« Ni abus, ni fraudes, mais des situations médicales sérieuses » : les généralistes vent debout contre la pression de l’Assurance maladie sur les arrêts de travail

Dans un premier temps, ils seraient environ 500 médecins généralistes dans le viseur de l’Assurance maladie. Une nouvelle fois, comme en 2023-2024, il est question de « mise sous objectif ». Entendez, mettre la pression sur les praticiens les plus prescripteurs d’arrêts maladie, avec des objectifs chiffrés à la baisse à respecter dès le 1er septembre, alors qu’une deuxième série de mesures s’annonce déjà pour le 1er janvier 2026.

L’objectif affiché par l’Assurance maladie est de freiner la hausse continue des indemnités journalières, dont les dépenses ont augmenté de 6,7 % sur les quatre premiers mois de 2025, selon les résultats du comité d’alerte sur les dépenses d’assurance maladie. Un manque à gagner de 500 millions d’euros, assure-t-on. Les syndicats de médecins sont immédiatement montés au créneau.

« Ce qui nous pose problème, c’est que cette nouvelle campagne ne vise que les arrêts longs », a dénoncé la Dre Agnès Giannotti, présidente de MG France, lors d’une conférence de presse. C’est-à-dire des arrêts liés à des pathologies lourdes, comme un cancer ou des maladies professionnelles. La présidente de MG France l’affirme : « Ces prescriptions ne sont ni des abus, ni des fraudes, mais bien des réponses à des situations médicales sérieuses, sans autre solution immédiate pour le patient ».

Une impasse éthique

Réduire ces arrêts maladie reviendrait à une impasse éthique pour les praticiens. « Dans la plupart des cas, le médecin a une pratique parfaitement normale et raisonnable, et son seul moyen de baisser de 20 % le chiffre de prescription sera de brimer ses patients ». Les syndicats appellent les médecins concernés à refuser de signer ces « mises sous objectif ». Un refus qui déclenche automatiquement une « mise sous accord préalable ».

Désormais, chaque arrêt de travail prescrit devra obtenir l’aval du médecin-conseil de l’Assurance maladie, ce qui aura pour conséquence d’allonger les délais pour les patients et d’alourdir la charge administrative. Cette campagne lancée dans une pure logique d’économies ne fera que raviver la fracture entre les médecins et l’institution. Une fois de plus, c’est prendre le problème par le mauvais côté. Tous les baromètres qui se sont penchés sur l’absentéisme au travail dressent le même constat.

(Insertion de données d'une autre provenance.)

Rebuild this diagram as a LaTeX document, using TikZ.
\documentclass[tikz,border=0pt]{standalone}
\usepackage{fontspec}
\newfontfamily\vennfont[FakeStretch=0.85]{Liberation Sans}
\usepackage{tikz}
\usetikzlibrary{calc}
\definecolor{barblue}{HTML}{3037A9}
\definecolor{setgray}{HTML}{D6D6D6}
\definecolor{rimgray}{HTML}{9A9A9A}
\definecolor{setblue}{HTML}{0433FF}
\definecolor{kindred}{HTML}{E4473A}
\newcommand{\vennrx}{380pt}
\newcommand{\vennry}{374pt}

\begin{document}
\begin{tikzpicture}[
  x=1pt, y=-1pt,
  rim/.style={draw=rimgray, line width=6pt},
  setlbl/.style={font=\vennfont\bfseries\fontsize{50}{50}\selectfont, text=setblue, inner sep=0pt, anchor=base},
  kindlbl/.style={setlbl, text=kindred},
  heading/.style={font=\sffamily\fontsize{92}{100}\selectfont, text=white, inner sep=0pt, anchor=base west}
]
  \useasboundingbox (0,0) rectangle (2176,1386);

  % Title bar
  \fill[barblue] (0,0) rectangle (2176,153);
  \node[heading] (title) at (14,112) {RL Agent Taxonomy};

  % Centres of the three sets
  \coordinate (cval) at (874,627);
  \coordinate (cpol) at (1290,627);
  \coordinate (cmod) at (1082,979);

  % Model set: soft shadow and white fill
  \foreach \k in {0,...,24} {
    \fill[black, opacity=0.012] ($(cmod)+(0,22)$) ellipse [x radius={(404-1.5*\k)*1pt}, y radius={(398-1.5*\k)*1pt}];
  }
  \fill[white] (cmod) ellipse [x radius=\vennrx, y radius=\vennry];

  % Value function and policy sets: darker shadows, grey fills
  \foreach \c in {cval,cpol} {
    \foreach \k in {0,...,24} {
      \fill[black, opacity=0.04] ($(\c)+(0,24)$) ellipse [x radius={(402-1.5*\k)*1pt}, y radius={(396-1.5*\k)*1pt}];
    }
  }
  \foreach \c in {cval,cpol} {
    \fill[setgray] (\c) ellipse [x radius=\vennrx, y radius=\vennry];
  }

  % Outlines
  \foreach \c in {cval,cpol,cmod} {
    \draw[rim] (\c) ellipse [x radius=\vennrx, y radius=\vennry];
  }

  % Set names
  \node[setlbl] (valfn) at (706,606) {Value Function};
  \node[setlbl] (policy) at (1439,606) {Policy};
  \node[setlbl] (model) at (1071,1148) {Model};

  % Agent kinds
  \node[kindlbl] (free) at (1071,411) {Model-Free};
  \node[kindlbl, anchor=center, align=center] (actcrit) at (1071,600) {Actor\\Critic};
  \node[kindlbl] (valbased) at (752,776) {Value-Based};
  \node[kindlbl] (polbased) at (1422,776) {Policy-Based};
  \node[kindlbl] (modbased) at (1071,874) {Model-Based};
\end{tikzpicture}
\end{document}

Un déni de la pénibilité du travail

En 2024, le groupe Apicil, acteur majeur de la prévoyance en France, expliquait notamment dans son « observatoire des arrêts de travail », que les principales causes des arrêts longs (supérieurs à 30 jours) sont les pathologies psychologiques (fatigue psychologique, dépression longue, syndromes de burn-out…) et les troubles musculo-squelettiques (TMS) pour les salariés des secteurs où la pénibilité est forte et pour ceux qui ont une posture « statique longue ».

Les salariés les plus à risque ? Sans surprise, on retrouve les travailleurs à faible qualification, les seniors, les femmes. Et parmi les secteurs le plus touchés : la santé, l’économie sociale, l’éducation, les transports, le commerce, l’industrie et le BTP. Pas besoin d’être grand spécialiste pour affirmer que le recul de l’âge de départ à la retraite ne fera qu’accentuer cette tendance. Une tendance déjà visible. Selon le baromètre 2022 de Malakoff Humains, depuis 2009, le taux d’emploi des 50-64 ans a progressé de 10 points, atteignant 67 %. Et 17 % des arrêts qui leur sont prescrits sont des arrêts longs.